### Available records
*****

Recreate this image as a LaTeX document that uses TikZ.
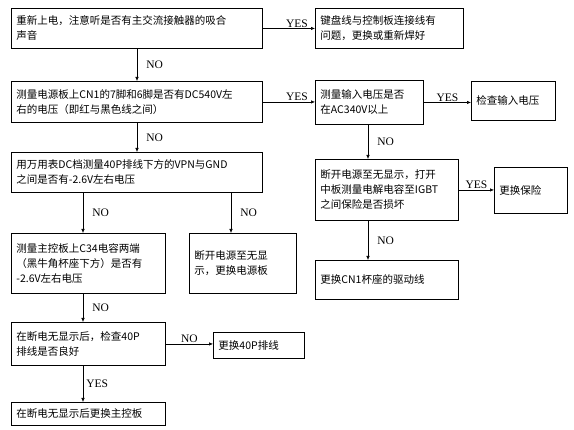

*****

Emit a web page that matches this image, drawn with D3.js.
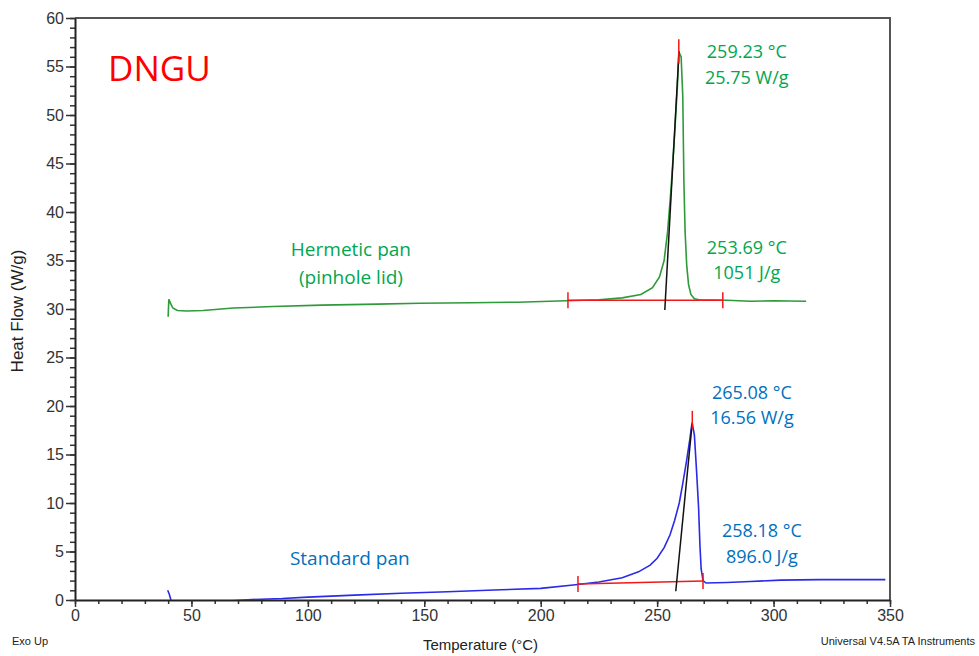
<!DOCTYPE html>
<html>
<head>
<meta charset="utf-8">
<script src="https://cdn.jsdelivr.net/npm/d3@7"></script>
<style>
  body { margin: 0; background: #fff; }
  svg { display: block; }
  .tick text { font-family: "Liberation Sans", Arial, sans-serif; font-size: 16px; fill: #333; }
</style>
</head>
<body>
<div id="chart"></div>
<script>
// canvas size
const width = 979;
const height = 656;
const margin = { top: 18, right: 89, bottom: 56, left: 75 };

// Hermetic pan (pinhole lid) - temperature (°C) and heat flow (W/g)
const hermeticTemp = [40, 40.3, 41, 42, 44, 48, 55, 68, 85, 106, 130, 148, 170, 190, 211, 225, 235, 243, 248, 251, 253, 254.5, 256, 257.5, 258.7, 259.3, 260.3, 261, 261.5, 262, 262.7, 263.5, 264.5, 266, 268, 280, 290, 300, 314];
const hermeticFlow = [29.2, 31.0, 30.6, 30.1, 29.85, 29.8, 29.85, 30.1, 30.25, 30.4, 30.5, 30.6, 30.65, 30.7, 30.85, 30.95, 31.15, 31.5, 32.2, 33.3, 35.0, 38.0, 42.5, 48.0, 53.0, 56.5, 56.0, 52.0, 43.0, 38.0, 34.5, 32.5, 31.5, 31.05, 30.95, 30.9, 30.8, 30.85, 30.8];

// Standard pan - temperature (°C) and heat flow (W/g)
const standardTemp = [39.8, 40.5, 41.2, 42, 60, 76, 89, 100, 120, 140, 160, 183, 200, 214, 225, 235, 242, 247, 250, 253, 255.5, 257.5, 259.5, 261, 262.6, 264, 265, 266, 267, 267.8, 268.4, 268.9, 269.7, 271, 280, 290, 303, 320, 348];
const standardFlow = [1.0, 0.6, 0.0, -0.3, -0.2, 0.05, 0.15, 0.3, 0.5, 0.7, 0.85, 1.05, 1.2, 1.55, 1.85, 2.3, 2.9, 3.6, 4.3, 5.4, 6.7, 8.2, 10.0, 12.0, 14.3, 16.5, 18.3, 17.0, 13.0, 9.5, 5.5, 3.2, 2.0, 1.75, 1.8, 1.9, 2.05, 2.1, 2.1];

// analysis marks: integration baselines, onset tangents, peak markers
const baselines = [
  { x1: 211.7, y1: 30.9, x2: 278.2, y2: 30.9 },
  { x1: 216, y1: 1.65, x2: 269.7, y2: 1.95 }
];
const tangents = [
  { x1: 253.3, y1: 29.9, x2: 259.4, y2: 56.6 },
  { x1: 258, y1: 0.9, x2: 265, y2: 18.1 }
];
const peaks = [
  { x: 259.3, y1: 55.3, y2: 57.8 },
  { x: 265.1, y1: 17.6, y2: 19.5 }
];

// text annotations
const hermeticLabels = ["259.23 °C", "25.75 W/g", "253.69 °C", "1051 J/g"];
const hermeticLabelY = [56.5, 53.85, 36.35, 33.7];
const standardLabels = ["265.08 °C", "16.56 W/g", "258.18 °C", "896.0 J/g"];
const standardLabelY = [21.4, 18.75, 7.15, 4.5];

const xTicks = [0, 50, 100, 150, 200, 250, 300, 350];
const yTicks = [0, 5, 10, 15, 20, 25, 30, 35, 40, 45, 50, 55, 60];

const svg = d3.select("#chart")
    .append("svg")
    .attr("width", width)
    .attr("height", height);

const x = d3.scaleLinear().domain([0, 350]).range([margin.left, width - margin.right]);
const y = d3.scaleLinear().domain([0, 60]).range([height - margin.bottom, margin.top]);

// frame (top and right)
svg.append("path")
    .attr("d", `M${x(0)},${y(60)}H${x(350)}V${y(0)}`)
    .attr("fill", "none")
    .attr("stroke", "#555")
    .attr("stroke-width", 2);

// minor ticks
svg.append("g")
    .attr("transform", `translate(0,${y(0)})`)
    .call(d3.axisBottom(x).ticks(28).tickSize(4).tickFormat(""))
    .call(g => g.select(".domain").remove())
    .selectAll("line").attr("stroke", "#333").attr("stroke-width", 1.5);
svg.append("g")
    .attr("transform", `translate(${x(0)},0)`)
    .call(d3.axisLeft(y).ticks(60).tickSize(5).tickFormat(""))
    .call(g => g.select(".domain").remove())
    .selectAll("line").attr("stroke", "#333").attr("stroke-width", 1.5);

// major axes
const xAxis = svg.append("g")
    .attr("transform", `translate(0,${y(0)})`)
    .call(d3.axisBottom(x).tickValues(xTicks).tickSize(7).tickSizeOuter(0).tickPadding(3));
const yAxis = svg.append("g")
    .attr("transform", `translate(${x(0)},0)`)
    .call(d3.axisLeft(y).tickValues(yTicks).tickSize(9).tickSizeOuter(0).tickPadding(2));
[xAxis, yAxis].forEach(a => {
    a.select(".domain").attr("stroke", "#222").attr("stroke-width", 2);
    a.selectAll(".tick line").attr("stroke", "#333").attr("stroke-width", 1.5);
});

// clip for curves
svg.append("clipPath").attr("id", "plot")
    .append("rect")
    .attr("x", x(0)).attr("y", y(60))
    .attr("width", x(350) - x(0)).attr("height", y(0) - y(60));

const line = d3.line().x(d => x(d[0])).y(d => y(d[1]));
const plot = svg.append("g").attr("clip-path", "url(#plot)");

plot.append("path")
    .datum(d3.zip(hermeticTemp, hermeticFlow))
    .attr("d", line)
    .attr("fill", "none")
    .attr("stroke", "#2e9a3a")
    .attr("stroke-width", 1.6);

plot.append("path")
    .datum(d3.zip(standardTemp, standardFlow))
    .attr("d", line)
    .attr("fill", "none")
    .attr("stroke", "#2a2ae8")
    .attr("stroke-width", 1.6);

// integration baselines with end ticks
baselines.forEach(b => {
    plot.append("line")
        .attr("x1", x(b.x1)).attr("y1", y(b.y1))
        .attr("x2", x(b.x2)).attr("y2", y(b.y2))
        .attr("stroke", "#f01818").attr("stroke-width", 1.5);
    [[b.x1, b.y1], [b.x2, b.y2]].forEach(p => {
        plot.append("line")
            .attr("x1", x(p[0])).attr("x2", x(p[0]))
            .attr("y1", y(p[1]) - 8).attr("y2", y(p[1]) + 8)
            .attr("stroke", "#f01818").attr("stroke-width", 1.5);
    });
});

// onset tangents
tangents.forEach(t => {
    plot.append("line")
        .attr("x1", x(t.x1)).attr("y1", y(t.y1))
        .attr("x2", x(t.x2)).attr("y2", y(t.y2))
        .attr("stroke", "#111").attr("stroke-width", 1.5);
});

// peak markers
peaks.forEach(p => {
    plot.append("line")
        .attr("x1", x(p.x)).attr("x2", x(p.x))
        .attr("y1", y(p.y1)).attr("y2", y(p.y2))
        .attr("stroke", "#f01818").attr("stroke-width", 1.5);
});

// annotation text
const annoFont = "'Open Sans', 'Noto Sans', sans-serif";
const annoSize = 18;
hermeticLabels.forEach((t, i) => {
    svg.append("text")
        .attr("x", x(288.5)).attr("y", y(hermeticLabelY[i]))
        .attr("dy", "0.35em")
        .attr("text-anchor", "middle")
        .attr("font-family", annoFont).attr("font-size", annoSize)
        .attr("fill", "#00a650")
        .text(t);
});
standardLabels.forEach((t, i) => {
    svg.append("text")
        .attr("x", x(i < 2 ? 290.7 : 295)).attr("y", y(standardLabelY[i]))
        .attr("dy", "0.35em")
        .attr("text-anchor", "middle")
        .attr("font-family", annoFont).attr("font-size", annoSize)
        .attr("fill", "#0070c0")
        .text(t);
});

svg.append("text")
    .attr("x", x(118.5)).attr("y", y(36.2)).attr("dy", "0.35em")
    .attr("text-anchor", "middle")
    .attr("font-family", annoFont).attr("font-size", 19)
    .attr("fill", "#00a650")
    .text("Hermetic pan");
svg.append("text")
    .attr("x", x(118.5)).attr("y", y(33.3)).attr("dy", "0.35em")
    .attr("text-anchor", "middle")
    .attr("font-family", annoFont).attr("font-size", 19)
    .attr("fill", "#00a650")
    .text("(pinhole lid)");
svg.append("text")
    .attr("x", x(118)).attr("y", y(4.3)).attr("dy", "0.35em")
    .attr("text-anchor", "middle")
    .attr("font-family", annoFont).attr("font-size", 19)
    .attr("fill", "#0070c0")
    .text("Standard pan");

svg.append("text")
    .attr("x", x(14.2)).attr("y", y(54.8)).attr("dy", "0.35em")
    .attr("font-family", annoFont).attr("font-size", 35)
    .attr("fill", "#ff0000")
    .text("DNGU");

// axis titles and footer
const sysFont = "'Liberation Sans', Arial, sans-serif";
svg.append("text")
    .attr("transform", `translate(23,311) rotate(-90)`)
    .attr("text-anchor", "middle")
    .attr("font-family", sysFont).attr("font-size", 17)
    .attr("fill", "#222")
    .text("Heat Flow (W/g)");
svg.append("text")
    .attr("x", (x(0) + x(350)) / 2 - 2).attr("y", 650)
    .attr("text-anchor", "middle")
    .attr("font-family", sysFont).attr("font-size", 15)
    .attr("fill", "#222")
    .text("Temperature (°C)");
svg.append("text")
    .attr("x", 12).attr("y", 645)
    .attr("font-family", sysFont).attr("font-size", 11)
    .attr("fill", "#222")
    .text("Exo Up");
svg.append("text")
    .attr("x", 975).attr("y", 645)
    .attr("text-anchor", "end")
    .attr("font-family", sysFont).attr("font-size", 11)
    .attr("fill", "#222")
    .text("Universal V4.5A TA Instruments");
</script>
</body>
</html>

*****

### Stated goal
From the records above, copy only the lines running from the line holding "Emit a web page" through the line holding "const standardLabelY = [21.4, 18.75, 7.15, 4.5];", with no pictures.

### Exercise result
Emit a web page that matches this image, drawn with D3.js.
<!DOCTYPE html>
<html>
<head>
<meta charset="utf-8">
<script src="https://cdn.jsdelivr.net/npm/d3@7"></script>
<style>
  body { margin: 0; background: #fff; }
  svg { display: block; }
  .tick text { font-family: "Liberation Sans", Arial, sans-serif; font-size: 16px; fill: #333; }
</style>
</head>
<body>
<div id="chart"></div>
<script>
// canvas size
const width = 979;
const height = 656;
const margin = { top: 18, right: 89, bottom: 56, left: 75 };

// Hermetic pan (pinhole lid) - temperature (°C) and heat flow (W/g)
const hermeticTemp = [40, 40.3, 41, 42, 44, 48, 55, 68, 85, 106, 130, 148, 170, 190, 211, 225, 235, 243, 248, 251, 253, 254.5, 256, 257.5, 258.7, 259.3, 260.3, 261, 261.5, 262, 262.7, 263.5, 264.5, 266, 268, 280, 290, 300, 314];
const hermeticFlow = [29.2, 31.0, 30.6, 30.1, 29.85, 29.8, 29.85, 30.1, 30.25, 30.4, 30.5, 30.6, 30.65, 30.7, 30.85, 30.95, 31.15, 31.5, 32.2, 33.3, 35.0, 38.0, 42.5, 48.0, 53.0, 56.5, 56.0, 52.0, 43.0, 38.0, 34.5, 32.5, 31.5, 31.05, 30.95, 30.9, 30.8, 30.85, 30.8];

// Standard pan - temperature (°C) and heat flow (W/g)
const standardTemp = [39.8, 40.5, 41.2, 42, 60, 76, 89, 100, 120, 140, 160, 183, 200, 214, 225, 235, 242, 247, 250, 253, 255.5, 257.5, 259.5, 261, 262.6, 264, 265, 266, 267, 267.8, 268.4, 268.9, 269.7, 271, 280, 290, 303, 320, 348];
const standardFlow = [1.0, 0.6, 0.0, -0.3, -0.2, 0.05, 0.15, 0.3, 0.5, 0.7, 0.85, 1.05, 1.2, 1.55, 1.85, 2.3, 2.9, 3.6, 4.3, 5.4, 6.7, 8.2, 10.0, 12.0, 14.3, 16.5, 18.3, 17.0, 13.0, 9.5, 5.5, 3.2, 2.0, 1.75, 1.8, 1.9, 2.05, 2.1, 2.1];

// analysis marks: integration baselines, onset tangents, peak markers
const baselines = [
  { x1: 211.7, y1: 30.9, x2: 278.2, y2: 30.9 },
  { x1: 216, y1: 1.65, x2: 269.7, y2: 1.95 }
];
const tangents = [
  { x1: 253.3, y1: 29.9, x2: 259.4, y2: 56.6 },
  { x1: 258, y1: 0.9, x2: 265, y2: 18.1 }
];
const peaks = [
  { x: 259.3, y1: 55.3, y2: 57.8 },
  { x: 265.1, y1: 17.6, y2: 19.5 }
];

// text annotations
const hermeticLabels = ["259.23 °C", "25.75 W/g", "253.69 °C", "1051 J/g"];
const hermeticLabelY = [56.5, 53.85, 36.35, 33.7];
const standardLabels = ["265.08 °C", "16.56 W/g", "258.18 °C", "896.0 J/g"];
const standardLabelY = [21.4, 18.75, 7.15, 4.5];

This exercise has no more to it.